**Exercise directions**
Reproduce exactly, with no pictures, each line from the opening of the material down through the line containing "import seaborn as sns".

◇ ◇ ◇ ◇

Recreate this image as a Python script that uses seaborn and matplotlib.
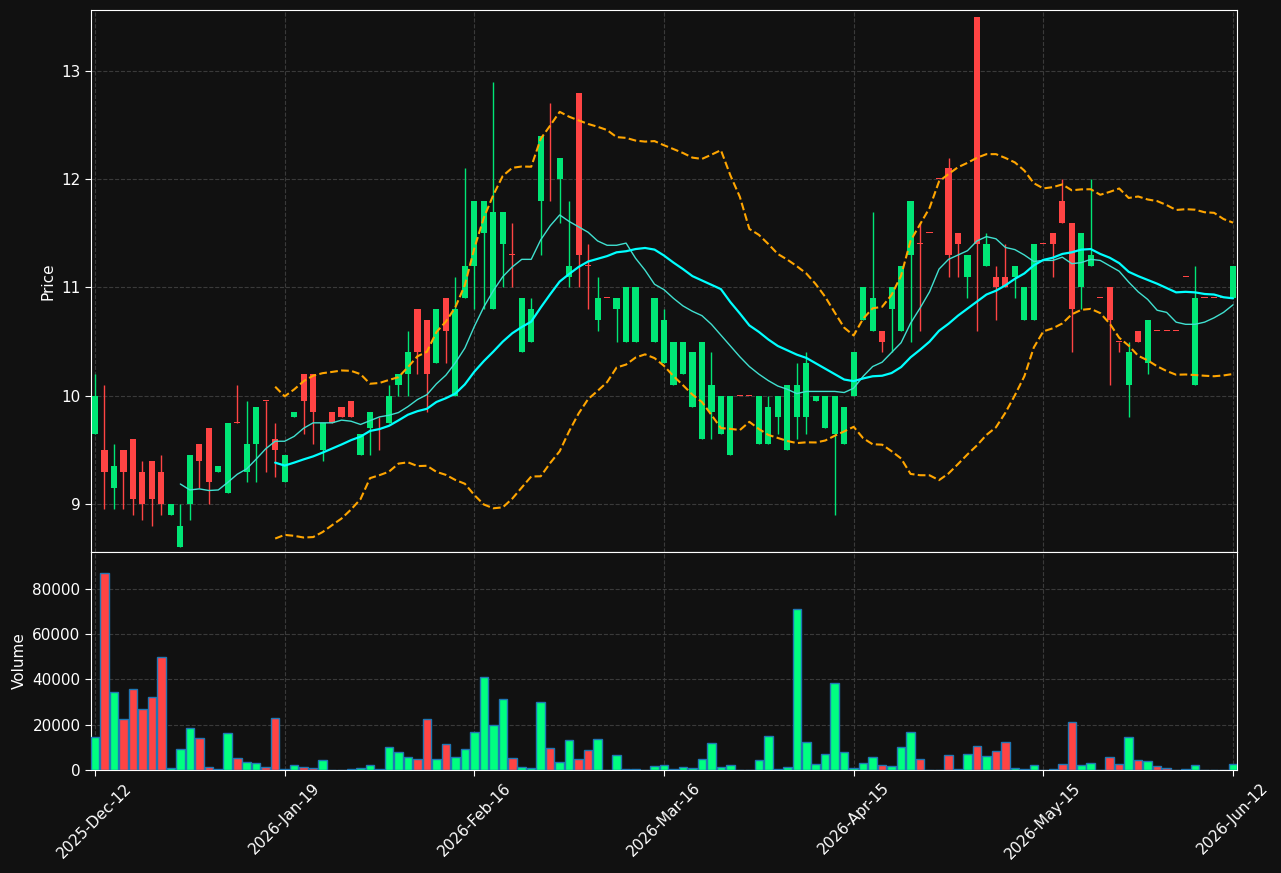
import numpy as np
import pandas as pd
import matplotlib
matplotlib.use("Agg")
import matplotlib.pyplot as plt
import seaborn as sns

opens = [9.65,9.5,9.15,9.5,9.6,9.3,9.4,9.3,8.9,8.6,9.0,9.55,9.7,9.3,9.1,9.75,9.3,9.55,9.95,9.6,
         9.2,9.8,10.2,10.2,9.5,9.85,9.9,9.95,9.45,9.7,9.8,9.75,10.1,10.2,10.8,10.7,10.3,10.9,10.0,10.9,
         11.2,11.5,10.8,11.4,11.3,10.4,10.5,11.8,12.1,12.0,11.1,12.8,11.2,10.7,10.9,10.8,10.5,10.5,11.0,10.5,
         10.3,10.1,10.2,9.9,9.6,9.85,9.65,9.45,10.0,10.0,9.55,9.55,9.8,9.5,9.8,9.8,9.95,9.7,9.65,9.55,
         10.0,10.7,10.6,10.6,10.8,10.6,11.3,11.4,11.5,12.0,12.1,11.5,11.1,13.5,11.2,11.1,11.1,11.1,10.7,10.7,
         11.4,11.5,11.8,11.6,11.0,11.2,10.9,11.0,10.5,10.1,10.6,10.3,10.6,10.6,10.6,11.1,10.1,10.9,10.9,10.9,10.9]
closes = [10.0,9.3,9.35,9.3,9.05,9.0,9.05,9.0,9.0,8.8,9.45,9.4,9.2,9.35,9.75,9.75,9.55,9.9,9.95,9.5,
          9.45,9.85,9.95,9.85,9.75,9.75,9.8,9.8,9.65,9.85,9.8,10.0,10.2,10.4,10.4,10.2,10.8,10.6,10.8,11.2,
          11.8,11.8,11.7,11.7,11.3,10.9,10.8,12.4,12.1,12.2,11.2,11.3,11.2,10.9,10.9,10.9,11.0,11.0,11.0,10.9,
          10.7,10.5,10.5,10.4,10.5,10.1,10.0,10.0,10.0,10.0,10.0,9.9,10.0,10.1,10.1,10.3,10.0,10.0,10.0,9.9,
          10.4,11.0,10.9,10.5,11.0,11.2,11.8,11.4,11.5,12.0,11.3,11.4,11.3,11.4,11.4,11.0,11.0,11.2,11.0,11.4,
          11.4,11.4,11.6,10.8,11.5,11.3,10.9,10.7,10.5,10.4,10.5,10.7,10.6,10.6,10.6,11.1,10.9,10.9,10.9,10.9,11.2]
highs = [10.2,10.1,9.55,9.5,9.6,9.4,9.4,9.45,9.0,9.0,9.45,9.55,9.7,9.35,9.75,10.1,9.95,9.9,9.95,9.75,
         9.45,9.85,10.2,10.2,9.75,9.85,9.9,9.95,9.65,9.85,9.8,10.1,10.2,10.6,10.8,10.7,10.8,10.9,11.1,12.1,
         11.8,11.8,12.9,11.7,11.6,10.9,10.9,12.4,12.7,12.2,11.8,12.8,11.4,11.1,10.9,10.9,11.0,11.0,11.0,10.9,
         10.8,10.5,10.5,10.4,10.5,10.4,10.0,10.0,10.0,10.0,10.0,10.0,10.0,10.1,10.3,10.4,10.0,10.0,10.0,9.9,
         10.4,11.0,11.7,10.6,11.0,11.2,11.8,11.6,11.5,12.0,12.2,11.5,11.3,13.5,11.5,11.2,11.4,11.2,11.0,11.4,
         11.4,11.5,12.0,11.6,11.5,12.0,10.9,11.0,10.5,10.5,10.6,10.7,10.6,10.6,10.6,11.1,11.2,10.9,10.9,10.9,11.2]
lows = [9.65,8.95,8.95,8.95,8.9,8.85,8.8,8.9,8.9,8.6,8.85,9.15,9.0,9.3,9.1,9.75,9.2,9.2,9.3,9.25,
        9.2,9.8,9.65,9.55,9.4,9.75,9.8,9.8,9.45,9.45,9.5,9.75,10.0,10.0,10.2,9.85,10.3,10.3,10.0,10.9,
        10.8,10.8,10.8,11.0,11.0,10.4,10.5,11.3,11.8,11.6,11.0,11.0,10.8,10.6,10.9,10.5,10.5,10.5,11.0,10.5,
        10.3,10.1,10.2,9.9,9.6,9.6,9.65,9.45,10.0,10.0,9.55,9.55,9.65,9.5,9.6,9.65,9.95,9.7,8.9,9.55,
        10.0,10.7,10.6,10.4,10.4,10.6,10.5,10.6,11.5,12.0,11.1,11.1,10.9,10.6,11.2,10.7,11.0,10.9,10.7,10.7,
        11.4,11.1,11.6,10.4,10.8,11.2,10.9,10.1,10.4,9.8,10.5,10.2,10.6,10.6,10.6,11.1,10.1,10.9,10.9,10.9,10.9]
volumes = [14400,86900,34300,22400,35600,26800,32100,49800,700,9100,18400,14000,1200,300,16200,5200,3400,2900,1200,22800,
           300,2100,1200,700,4300,0,0,300,700,2100,300,10000,7800,5600,4700,22400,4700,11300,5600,9100,
           16600,41000,19700,31200,5200,1200,700,29900,9600,3400,13100,4700,8700,13600,0,6500,300,300,0,1600,
           2100,300,1200,700,4700,11800,1200,2100,0,0,4300,14900,300,1200,71000,12200,2700,7100,38300,7800,
           700,2900,5600,2100,1600,10000,16600,4700,0,0,6500,300,6900,10500,6000,8200,12200,700,300,2100,
           0,300,2500,21000,2100,2900,0,5600,2500,14400,4300,3800,1600,700,0,300,2100,0,0,0,2500]
tick_positions = [0, 20, 40, 60, 80, 100, 120]
tick_labels = ["2025-Dec-12", "2026-Jan-19", "2026-Feb-16", "2026-Mar-16", "2026-Apr-15", "2026-May-15", "2026-Jun-12"]

BG = "#111111"
UP = "#00e676"
DN = "#ff4444"

df = pd.DataFrame({"o": opens, "c": closes, "h": highs, "l": lows, "v": volumes})
df["i"] = np.arange(len(df))
df["ma10"] = df["c"].rolling(10).mean()
df["ma20"] = df["c"].rolling(20).mean()
sd = df["c"].rolling(20).std()
df["bbu"] = df["ma20"] + 2 * sd
df["bbl"] = df["ma20"] - 2 * sd
up = df["c"] > df["o"]
colors = [UP if u else DN for u in up]

sns.set_style("dark", {"axes.facecolor": BG, "figure.facecolor": BG})
plt.rcParams['font.family'] = ['DejaVu Sans']

fig = plt.figure(figsize=(12.81, 8.73), dpi=100, facecolor=BG)
L, R = 91 / 1281, 1237 / 1281
ax = fig.add_axes([L, 1 - 552 / 873, R - L, (552 - 10) / 873])
axv = fig.add_axes([L, 1 - 770 / 873, R - L, (770 - 552) / 873], sharex=ax)

for a in (ax, axv):
    a.set_facecolor(BG)
    a.grid(True, color="#3a3a3a", linestyle="--", linewidth=0.8)
    for s in a.spines.values():
        s.set_color("white")
    a.tick_params(colors="white", labelsize=11, length=4, left=True, bottom=True)

body = (df["c"] - df["o"]).abs().clip(lower=0.008)
bottom = np.minimum(df["o"], df["c"])
ax.vlines(df["i"], df["l"], df["h"], colors=colors, linewidth=1, zorder=2)
ax.bar(df["i"], body, bottom=bottom, width=0.65, color=colors, linewidth=0, zorder=3)

sns.lineplot(x=df["i"], y=df["ma10"], ax=ax, color="#40e0d0", linewidth=1, zorder=4)
sns.lineplot(x=df["i"], y=df["ma20"], ax=ax, color="#00ffff", linewidth=1.6, zorder=4)
sns.lineplot(x=df["i"], y=df["bbu"], ax=ax, color="orange", linewidth=1.5, linestyle="--", zorder=4)
sns.lineplot(x=df["i"], y=df["bbl"], ax=ax, color="orange", linewidth=1.5, linestyle="--", zorder=4)

ax.set_ylim(8.557, 13.563)
ax.set_ylabel("Price", color="white", fontsize=11)
ax.set_xlabel("")
ax.tick_params(labelbottom=False)

vcolors = ["#00ff80" if u else DN for u in up]
axv.bar(df["i"], df["v"], width=0.9, color=vcolors, edgecolor="#1f77b4", linewidth=1, zorder=3)
axv.set_ylim(0, 96350)
axv.set_yticks([0, 20000, 40000, 60000, 80000])
axv.set_ylabel("Volume", color="white", fontsize=11)
axv.set_xlim(-0.42, 120.42)
axv.set_xticks(tick_positions)
axv.set_xticklabels(tick_labels, rotation=45, ha="center")
axv.set_xlabel("")

fig.savefig("out.png", dpi=100, facecolor=BG)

◇ ◇ ◇ ◇

**Final result**
Recreate this image as a Python script that uses seaborn and matplotlib.
import numpy as np
import pandas as pd
import matplotlib
matplotlib.use("Agg")
import matplotlib.pyplot as plt
import seaborn as sns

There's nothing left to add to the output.